Wednesday, March 11, 2015

Jean Cocteau`s Sword

The French writer Jean Cocteau (1889–1963) displayed his creative talents through poems, novels, plays, drawings, and films. "The handguard traces the profile of Orpheus, the mythological figure who was Jean Cocteau’s muse. An ivory version of Orpheus’s lyre, adorned with a 2.84-carat emerald and two rubies, crowns the pommel. Fabric-like gold wrapped around the hilt suggests drapery around the column of an ancient theater, evoking tragic drama. The mount of the scabbard bears Cocteau’s trademark signature of his initials with a star, a symbol that recurs on the crossguard in the form of a six-pointed star with a diamond in the center and a ruby on each point. The star is set against an ivory disk while the crossguard itself takes the form of a stick of charcoal, evoking Cocteau’s drawings.

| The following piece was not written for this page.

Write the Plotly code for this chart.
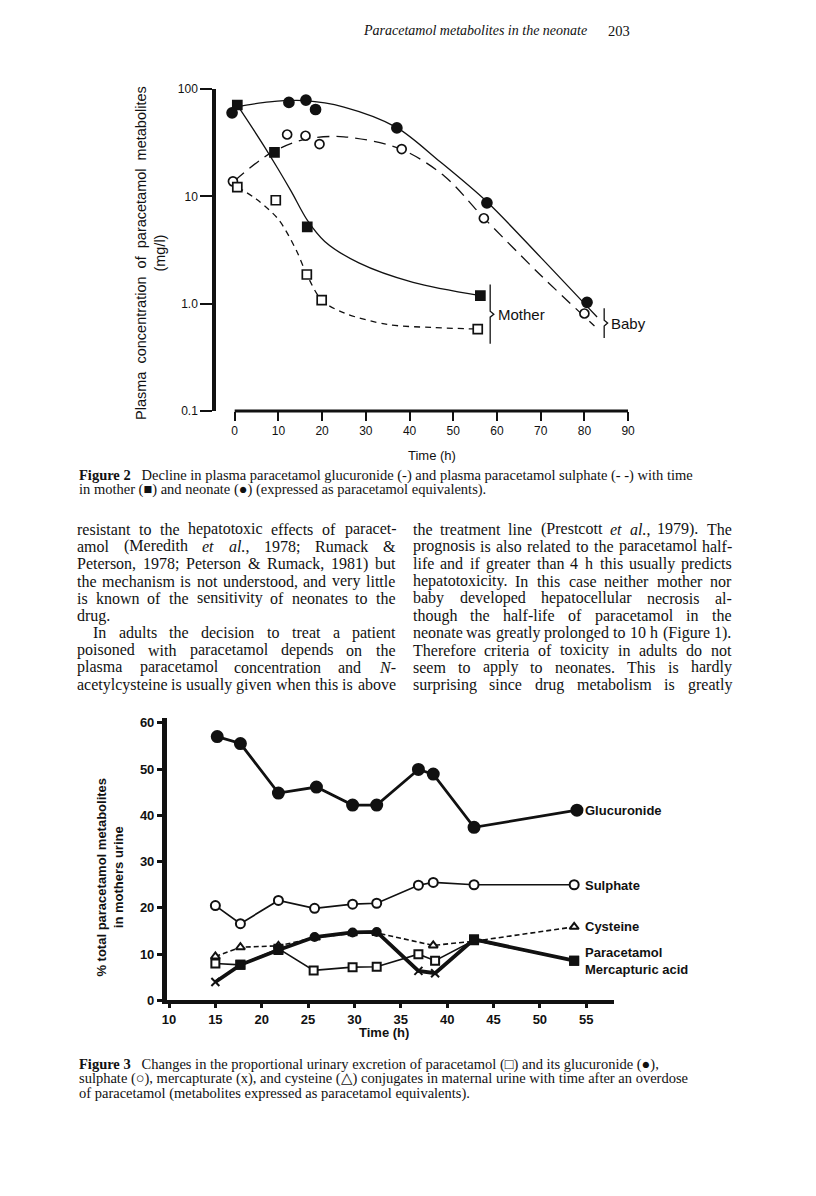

Also on the scabbard, a pattern evoking the grille surrounding the gardens of the Palais Royal alludes to his place of residence, while the hand clutching an ivory ball at the tip of the scabbard refers to the stone-laden snowball in Les Enfants Terribles, the film that Cocteau scripted from his own 1929 novel, directed by Jean-Pierre Melville in 1950." (Click to enlarge).